Ours is a world of proliferating “ologies”. ‘Aetiology’, ‘cognitology’, and ‘onomasiology’ are a few new ones for me. Recently two ‘ologies’ appeared linked in a sentence I read that now unsettles my memory: “Technology defines ontology”.
The word ‘technology’ is well understood; not so with ‘ontology’. The latter is the study of the nature of being, basically ‘what is life’. Perhaps without realizing it heirs to the Judeo-Christian heritage have mastered ontology in their own right, believing as they do in the existence of God, the unity of Truth and natural law. For them being and its nature are irrevocably defined in those first lines of Genesis. To suggest then that technology can redefine being borders on anathema.
Anathema or not, such a suggestion is understandable. One has only to consider how technology determines – and therefore defines – the way we live. In medicine, agriculture, teaching, manufacturing, communications, it facilitates and effectively decides how we do things. It’s easy to see how those who do not believe in a Supreme Being and whose lives are void of transcendent purpose might come to regard technology as the ultimate power. Can’t technology claim its own purpose, its own raison d’etre? This thought is particularly chilling when one considers that artificial intelligence can be developed to the point where without human input technology can engender its own offspring.
Technology may accommodate the world’s path forward, but it doesn’t determine the destination. This noble endeavor is the domain of the human spirit, a spirit which – as Genesis immortalizes – was breathed into us and is guided by God. Two diverging mindsets have arisen in the beginning of this third millennium. While, ironically, both claim freedom as their cause. For one it is ‘freedom for’ and for the other ‘freedom from’. The first is where we exploit technology to liberate us from restraints that frustrate our fuller human development. The second is where we allow technology to remove these restraints so that we might abandon the path to fuller development. The former leads to real freedom, the latter to compliant servitude.

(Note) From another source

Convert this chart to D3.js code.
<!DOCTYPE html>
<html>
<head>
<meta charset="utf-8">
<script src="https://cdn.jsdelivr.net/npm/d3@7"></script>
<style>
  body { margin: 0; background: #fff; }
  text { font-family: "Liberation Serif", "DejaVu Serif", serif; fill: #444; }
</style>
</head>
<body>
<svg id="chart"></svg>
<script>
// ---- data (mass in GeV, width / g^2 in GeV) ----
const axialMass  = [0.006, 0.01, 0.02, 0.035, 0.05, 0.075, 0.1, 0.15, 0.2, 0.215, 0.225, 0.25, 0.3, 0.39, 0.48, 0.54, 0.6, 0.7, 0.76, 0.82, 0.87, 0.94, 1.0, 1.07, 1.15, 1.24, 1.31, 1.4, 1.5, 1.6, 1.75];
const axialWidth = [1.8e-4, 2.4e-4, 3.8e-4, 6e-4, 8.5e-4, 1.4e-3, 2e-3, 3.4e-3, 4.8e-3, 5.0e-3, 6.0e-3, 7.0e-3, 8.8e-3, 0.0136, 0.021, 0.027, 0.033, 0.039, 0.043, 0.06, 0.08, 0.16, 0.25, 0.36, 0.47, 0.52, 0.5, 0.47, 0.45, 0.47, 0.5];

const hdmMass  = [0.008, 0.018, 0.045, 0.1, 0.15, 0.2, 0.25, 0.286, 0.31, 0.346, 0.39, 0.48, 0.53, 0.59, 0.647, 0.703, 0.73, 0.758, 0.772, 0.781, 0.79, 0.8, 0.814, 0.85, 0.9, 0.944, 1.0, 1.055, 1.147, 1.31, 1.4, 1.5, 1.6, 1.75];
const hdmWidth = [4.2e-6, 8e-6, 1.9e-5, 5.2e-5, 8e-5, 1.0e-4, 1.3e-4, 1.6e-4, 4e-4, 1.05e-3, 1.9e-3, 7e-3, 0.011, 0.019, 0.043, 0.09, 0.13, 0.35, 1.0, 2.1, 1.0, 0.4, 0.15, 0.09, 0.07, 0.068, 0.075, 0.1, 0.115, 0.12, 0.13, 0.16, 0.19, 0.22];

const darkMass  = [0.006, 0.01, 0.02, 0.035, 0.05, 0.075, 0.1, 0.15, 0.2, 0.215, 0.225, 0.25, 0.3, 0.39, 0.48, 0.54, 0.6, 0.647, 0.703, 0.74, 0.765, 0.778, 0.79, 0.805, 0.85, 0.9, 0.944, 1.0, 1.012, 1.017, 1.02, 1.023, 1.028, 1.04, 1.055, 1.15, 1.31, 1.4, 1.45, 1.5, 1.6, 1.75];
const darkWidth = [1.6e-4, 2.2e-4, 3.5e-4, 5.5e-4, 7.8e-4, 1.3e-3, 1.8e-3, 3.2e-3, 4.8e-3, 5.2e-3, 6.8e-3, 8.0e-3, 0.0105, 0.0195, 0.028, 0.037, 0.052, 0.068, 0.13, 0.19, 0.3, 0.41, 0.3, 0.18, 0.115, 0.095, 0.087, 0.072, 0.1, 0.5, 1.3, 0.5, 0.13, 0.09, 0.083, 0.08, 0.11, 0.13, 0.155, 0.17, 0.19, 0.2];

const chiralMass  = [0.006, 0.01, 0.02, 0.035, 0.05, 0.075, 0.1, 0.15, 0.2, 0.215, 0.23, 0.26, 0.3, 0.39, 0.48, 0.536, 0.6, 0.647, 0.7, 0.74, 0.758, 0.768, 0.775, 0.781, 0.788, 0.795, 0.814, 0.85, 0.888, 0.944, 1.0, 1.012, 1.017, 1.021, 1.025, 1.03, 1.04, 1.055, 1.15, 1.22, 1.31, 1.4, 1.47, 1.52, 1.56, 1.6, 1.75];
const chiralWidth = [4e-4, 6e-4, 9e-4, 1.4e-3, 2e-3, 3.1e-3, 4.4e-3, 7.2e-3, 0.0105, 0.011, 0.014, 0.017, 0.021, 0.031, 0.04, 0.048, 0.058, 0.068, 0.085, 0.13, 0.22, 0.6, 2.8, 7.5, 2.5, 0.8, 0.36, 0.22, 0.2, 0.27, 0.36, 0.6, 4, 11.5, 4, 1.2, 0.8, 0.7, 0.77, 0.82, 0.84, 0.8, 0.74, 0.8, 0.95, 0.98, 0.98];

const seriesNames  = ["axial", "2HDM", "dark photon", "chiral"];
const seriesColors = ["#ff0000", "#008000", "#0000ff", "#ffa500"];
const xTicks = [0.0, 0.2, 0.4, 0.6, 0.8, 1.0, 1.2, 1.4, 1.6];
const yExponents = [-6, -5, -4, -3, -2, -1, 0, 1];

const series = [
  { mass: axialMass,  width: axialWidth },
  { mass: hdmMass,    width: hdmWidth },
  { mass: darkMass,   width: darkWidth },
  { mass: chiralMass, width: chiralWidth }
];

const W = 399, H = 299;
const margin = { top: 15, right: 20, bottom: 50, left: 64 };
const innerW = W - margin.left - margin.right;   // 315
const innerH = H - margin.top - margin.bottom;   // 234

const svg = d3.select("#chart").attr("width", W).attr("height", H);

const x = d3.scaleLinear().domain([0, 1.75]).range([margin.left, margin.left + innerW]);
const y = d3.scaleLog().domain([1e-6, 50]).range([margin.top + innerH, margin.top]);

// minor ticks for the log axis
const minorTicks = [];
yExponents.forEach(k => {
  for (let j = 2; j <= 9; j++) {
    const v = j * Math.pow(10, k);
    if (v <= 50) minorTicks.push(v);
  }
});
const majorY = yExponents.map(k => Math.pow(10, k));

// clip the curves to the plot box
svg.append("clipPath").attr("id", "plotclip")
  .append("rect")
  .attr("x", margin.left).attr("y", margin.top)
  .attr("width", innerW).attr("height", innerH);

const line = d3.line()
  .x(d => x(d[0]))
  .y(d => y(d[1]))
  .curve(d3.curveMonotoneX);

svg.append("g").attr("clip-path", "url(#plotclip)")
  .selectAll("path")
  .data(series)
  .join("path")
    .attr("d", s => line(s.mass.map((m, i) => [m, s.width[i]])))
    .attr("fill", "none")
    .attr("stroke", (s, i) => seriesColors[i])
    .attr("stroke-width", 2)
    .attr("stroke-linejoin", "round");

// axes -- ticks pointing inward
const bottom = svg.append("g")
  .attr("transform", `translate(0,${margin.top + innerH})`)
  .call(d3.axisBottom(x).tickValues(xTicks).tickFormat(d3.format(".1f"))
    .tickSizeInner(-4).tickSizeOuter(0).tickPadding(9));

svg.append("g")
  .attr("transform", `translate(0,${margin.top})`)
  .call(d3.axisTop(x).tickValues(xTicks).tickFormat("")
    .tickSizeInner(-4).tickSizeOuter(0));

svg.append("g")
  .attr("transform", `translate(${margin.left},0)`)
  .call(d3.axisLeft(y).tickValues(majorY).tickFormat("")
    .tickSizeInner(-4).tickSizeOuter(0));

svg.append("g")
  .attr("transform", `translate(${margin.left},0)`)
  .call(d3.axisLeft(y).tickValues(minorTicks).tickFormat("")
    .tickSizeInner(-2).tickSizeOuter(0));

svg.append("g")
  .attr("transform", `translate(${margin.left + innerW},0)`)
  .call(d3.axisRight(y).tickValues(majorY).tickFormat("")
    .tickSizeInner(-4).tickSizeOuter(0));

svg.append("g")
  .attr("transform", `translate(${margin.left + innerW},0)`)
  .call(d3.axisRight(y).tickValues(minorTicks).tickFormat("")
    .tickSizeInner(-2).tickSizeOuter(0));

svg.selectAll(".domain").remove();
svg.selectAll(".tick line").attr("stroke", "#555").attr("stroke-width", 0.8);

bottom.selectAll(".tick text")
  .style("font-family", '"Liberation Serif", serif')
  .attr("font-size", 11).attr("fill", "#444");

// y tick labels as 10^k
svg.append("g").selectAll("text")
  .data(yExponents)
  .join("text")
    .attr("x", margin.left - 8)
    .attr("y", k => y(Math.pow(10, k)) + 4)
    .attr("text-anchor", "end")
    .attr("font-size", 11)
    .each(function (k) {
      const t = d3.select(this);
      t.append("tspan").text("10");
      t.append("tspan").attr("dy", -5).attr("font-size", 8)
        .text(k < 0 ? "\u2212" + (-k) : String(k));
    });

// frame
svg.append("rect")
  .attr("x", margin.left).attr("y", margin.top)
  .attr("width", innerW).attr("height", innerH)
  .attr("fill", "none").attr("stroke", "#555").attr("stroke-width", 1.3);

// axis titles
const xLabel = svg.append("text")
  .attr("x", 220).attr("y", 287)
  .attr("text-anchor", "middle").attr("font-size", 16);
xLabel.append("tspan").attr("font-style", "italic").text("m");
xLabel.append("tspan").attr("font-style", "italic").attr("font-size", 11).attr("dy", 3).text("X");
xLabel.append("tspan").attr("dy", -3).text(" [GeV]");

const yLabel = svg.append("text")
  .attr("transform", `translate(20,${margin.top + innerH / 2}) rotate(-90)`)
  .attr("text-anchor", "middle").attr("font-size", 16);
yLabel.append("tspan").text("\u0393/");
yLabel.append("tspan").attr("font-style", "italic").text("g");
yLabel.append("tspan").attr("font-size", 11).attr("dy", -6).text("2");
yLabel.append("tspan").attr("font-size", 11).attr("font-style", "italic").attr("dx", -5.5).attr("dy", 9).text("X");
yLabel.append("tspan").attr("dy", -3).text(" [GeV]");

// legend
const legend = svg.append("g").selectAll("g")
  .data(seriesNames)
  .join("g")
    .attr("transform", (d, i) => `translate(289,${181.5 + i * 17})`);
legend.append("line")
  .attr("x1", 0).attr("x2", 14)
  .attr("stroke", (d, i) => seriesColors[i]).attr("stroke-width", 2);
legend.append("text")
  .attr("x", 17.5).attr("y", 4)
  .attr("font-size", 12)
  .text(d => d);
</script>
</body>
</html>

Readers may wonder what prompts this ontological reflection. Last week the trustees of the National Catholic Community Foundation approved a request for a significant distribution to the African Sisters Education Collaborative (ASEC). ASEC was established in 1999 by four Catholic universities in Pennsylvania. and their religious congregations: the Sisters of Saint Joseph of Philadelphia; the Sisters, Servants of the Immaculate Heart of Mary of Scranton; the Sisters of Saint Francis of Philadelphia; and the Society of the Holy Child Jesus. ASEC’s mission is to support the service of religious sisters in Africa by providing them educational and technological training.
There are an estimate of 40,000 Catholic nuns in Sub-Sahara Africa and the majority lack higher education credentials. In spite of this, as ASEC’s website states, these highly trusted women continue to address many of the serious development challenges in Africa today. “From improvements in healthcare, education and infrastructure to increasing access to clean water and sanitation and reducing poverty, African nuns are affecting change on the local, regional and even national levels.” Now in ten African countries ASEC uses computer labs and other technology to provide these nuns with access to education and professional training.
Africa! That continent once called dark now through the enlightened inspiration of nuns in Pennsylvania illuminates ontology’s defining power over technology.